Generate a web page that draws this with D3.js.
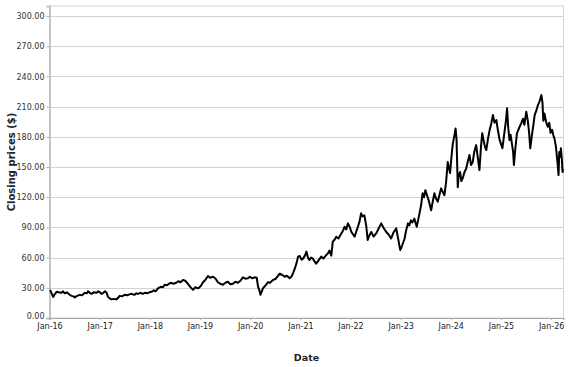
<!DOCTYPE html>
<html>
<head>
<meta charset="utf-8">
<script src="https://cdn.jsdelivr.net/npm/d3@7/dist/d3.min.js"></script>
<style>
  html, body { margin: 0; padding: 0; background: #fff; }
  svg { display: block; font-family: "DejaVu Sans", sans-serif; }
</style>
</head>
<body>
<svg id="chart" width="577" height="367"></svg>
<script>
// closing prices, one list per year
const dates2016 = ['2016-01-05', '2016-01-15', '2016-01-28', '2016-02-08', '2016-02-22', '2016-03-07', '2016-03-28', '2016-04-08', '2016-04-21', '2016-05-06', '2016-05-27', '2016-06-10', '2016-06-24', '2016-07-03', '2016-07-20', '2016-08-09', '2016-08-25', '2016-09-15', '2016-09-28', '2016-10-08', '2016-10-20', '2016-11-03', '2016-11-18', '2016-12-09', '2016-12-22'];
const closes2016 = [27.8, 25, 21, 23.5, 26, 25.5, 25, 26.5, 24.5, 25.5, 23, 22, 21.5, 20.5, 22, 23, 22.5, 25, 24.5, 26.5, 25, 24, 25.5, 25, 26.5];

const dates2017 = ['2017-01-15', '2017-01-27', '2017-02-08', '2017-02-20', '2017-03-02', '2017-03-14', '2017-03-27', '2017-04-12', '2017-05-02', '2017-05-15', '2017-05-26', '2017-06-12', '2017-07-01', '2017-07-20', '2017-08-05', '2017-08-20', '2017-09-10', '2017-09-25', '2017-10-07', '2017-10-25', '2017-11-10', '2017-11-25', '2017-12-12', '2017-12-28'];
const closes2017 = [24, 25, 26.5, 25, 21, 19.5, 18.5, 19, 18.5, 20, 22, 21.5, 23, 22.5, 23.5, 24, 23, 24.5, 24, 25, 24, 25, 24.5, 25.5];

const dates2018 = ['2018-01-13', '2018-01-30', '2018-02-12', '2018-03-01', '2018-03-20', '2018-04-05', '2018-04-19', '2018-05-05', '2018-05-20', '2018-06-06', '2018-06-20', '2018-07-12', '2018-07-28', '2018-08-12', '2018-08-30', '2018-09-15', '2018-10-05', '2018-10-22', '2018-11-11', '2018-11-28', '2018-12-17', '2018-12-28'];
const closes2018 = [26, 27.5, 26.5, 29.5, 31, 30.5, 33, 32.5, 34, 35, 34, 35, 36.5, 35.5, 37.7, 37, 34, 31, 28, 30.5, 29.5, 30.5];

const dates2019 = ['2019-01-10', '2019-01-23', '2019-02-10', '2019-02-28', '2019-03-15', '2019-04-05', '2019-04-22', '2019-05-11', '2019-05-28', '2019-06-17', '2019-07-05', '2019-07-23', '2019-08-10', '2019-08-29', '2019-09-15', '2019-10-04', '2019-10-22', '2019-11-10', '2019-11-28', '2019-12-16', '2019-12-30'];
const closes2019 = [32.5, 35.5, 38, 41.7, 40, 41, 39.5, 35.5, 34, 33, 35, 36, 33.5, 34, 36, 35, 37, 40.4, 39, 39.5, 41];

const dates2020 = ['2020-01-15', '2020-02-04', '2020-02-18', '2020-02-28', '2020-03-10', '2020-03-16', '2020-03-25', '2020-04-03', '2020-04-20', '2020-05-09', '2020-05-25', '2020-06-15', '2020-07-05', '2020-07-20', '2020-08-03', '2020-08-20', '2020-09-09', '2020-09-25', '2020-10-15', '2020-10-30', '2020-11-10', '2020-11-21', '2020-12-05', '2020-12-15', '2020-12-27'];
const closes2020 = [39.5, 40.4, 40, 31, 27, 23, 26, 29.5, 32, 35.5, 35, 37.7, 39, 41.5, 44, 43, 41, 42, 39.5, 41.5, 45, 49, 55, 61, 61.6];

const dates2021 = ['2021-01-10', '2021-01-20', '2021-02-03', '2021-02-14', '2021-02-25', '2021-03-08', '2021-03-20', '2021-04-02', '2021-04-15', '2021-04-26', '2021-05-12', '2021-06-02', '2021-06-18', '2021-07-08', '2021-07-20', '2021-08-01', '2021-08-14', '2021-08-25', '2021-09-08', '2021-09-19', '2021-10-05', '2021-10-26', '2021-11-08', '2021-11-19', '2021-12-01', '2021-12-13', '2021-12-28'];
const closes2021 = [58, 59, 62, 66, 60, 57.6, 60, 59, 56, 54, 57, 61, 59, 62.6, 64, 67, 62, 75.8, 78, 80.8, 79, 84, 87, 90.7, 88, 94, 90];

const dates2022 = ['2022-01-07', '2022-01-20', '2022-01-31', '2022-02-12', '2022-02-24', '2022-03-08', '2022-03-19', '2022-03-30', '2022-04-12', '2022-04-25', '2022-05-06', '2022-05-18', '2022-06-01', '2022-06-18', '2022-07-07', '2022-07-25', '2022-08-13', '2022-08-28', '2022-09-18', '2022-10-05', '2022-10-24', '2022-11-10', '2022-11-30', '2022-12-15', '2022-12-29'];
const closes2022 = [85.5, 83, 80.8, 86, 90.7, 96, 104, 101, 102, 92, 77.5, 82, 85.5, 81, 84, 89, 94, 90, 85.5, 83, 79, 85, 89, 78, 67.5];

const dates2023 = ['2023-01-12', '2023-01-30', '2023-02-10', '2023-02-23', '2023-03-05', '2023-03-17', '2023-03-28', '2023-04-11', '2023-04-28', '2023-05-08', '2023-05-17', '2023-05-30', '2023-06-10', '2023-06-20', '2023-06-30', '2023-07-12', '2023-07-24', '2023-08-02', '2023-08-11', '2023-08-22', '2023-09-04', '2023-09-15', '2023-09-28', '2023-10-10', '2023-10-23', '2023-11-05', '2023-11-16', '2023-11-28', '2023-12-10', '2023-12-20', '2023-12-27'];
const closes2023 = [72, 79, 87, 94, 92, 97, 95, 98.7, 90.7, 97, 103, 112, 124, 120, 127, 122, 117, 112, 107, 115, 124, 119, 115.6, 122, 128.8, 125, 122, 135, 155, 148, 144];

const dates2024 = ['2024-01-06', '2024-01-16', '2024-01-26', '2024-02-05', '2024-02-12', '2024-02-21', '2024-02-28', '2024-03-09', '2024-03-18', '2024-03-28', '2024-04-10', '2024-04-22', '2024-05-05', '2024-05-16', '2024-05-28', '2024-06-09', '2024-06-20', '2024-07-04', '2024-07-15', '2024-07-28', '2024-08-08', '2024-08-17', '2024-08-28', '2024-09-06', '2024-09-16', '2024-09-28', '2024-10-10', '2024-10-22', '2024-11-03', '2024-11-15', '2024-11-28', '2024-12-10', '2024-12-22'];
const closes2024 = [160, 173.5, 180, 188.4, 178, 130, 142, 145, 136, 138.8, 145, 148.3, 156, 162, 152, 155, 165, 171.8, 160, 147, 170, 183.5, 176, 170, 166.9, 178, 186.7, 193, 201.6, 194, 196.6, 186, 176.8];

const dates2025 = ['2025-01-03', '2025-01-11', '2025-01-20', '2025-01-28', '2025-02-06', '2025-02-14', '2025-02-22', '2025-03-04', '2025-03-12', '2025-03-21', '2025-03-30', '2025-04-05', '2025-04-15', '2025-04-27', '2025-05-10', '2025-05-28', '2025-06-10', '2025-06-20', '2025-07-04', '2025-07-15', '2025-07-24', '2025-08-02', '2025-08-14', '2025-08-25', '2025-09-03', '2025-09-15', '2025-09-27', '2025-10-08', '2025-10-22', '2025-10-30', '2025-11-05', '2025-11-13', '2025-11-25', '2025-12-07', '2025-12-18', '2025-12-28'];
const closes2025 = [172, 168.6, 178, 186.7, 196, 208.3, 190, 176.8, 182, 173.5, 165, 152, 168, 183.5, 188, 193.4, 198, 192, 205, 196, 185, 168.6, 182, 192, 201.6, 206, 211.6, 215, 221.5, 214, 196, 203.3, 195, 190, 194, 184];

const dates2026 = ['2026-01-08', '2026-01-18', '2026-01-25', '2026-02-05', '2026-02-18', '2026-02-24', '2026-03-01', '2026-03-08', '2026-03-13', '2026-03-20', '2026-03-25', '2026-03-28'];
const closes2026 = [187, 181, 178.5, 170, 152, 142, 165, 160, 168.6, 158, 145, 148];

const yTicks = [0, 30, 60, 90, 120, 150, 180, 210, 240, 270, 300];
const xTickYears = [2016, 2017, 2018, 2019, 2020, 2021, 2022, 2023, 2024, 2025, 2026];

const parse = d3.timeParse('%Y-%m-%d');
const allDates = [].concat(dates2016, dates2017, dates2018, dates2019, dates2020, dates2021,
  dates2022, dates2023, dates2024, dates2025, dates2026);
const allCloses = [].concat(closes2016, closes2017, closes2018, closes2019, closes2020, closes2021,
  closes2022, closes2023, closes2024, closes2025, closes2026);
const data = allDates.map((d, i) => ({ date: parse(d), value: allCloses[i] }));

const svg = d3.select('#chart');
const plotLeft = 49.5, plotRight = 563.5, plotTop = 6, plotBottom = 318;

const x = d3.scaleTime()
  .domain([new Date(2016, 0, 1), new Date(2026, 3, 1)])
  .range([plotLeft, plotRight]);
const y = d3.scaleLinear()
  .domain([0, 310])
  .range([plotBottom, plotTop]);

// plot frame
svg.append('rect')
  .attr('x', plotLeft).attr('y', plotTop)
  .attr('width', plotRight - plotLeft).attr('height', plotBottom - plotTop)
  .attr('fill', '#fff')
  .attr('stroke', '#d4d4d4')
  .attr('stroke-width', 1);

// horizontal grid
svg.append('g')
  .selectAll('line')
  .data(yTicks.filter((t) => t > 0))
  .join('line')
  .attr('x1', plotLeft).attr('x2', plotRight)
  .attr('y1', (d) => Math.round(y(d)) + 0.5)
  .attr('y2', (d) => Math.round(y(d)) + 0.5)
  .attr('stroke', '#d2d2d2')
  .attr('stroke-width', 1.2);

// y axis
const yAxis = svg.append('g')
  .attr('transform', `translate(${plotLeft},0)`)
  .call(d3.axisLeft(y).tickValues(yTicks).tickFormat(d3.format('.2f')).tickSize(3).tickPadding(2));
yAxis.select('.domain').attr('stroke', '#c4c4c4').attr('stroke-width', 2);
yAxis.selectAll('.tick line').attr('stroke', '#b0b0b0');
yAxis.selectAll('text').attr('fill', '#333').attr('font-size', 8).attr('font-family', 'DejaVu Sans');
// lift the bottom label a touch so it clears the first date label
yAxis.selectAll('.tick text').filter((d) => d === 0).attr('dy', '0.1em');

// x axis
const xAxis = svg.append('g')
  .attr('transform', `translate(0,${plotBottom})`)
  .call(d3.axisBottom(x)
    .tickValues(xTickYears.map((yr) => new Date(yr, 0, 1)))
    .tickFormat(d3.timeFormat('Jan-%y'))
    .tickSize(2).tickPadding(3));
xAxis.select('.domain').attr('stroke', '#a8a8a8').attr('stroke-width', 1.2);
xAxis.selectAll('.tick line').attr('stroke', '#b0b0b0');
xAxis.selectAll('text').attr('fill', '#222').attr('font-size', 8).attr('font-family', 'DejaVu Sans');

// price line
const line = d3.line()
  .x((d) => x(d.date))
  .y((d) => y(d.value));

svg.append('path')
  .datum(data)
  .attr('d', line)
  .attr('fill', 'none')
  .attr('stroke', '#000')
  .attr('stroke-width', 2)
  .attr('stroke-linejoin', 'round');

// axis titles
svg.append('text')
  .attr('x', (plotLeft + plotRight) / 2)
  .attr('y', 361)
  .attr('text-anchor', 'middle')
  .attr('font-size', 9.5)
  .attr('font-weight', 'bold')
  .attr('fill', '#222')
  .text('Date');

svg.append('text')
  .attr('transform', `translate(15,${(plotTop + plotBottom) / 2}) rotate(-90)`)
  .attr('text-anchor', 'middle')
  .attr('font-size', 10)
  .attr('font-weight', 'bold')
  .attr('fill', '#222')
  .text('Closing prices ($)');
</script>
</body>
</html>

**To be done**
Print, exactly as written, the lines above from the first one to the one containing "30.5, 29.5, 30.5];". Leave out pictures.

**Final result**
Generate a web page that draws this with D3.js.
<!DOCTYPE html>
<html>
<head>
<meta charset="utf-8">
<script src="https://cdn.jsdelivr.net/npm/d3@7/dist/d3.min.js"></script>
<style>
  html, body { margin: 0; padding: 0; background: #fff; }
  svg { display: block; font-family: "DejaVu Sans", sans-serif; }
</style>
</head>
<body>
<svg id="chart" width="577" height="367"></svg>
<script>
// closing prices, one list per year
const dates2016 = ['2016-01-05', '2016-01-15', '2016-01-28', '2016-02-08', '2016-02-22', '2016-03-07', '2016-03-28', '2016-04-08', '2016-04-21', '2016-05-06', '2016-05-27', '2016-06-10', '2016-06-24', '2016-07-03', '2016-07-20', '2016-08-09', '2016-08-25', '2016-09-15', '2016-09-28', '2016-10-08', '2016-10-20', '2016-11-03', '2016-11-18', '2016-12-09', '2016-12-22'];
const closes2016 = [27.8, 25, 21, 23.5, 26, 25.5, 25, 26.5, 24.5, 25.5, 23, 22, 21.5, 20.5, 22, 23, 22.5, 25, 24.5, 26.5, 25, 24, 25.5, 25, 26.5];

const dates2017 = ['2017-01-15', '2017-01-27', '2017-02-08', '2017-02-20', '2017-03-02', '2017-03-14', '2017-03-27', '2017-04-12', '2017-05-02', '2017-05-15', '2017-05-26', '2017-06-12', '2017-07-01', '2017-07-20', '2017-08-05', '2017-08-20', '2017-09-10', '2017-09-25', '2017-10-07', '2017-10-25', '2017-11-10', '2017-11-25', '2017-12-12', '2017-12-28'];
const closes2017 = [24, 25, 26.5, 25, 21, 19.5, 18.5, 19, 18.5, 20, 22, 21.5, 23, 22.5, 23.5, 24, 23, 24.5, 24, 25, 24, 25, 24.5, 25.5];

const dates2018 = ['2018-01-13', '2018-01-30', '2018-02-12', '2018-03-01', '2018-03-20', '2018-04-05', '2018-04-19', '2018-05-05', '2018-05-20', '2018-06-06', '2018-06-20', '2018-07-12', '2018-07-28', '2018-08-12', '2018-08-30', '2018-09-15', '2018-10-05', '2018-10-22', '2018-11-11', '2018-11-28', '2018-12-17', '2018-12-28'];
const closes2018 = [26, 27.5, 26.5, 29.5, 31, 30.5, 33, 32.5, 34, 35, 34, 35, 36.5, 35.5, 37.7, 37, 34, 31, 28, 30.5, 29.5, 30.5];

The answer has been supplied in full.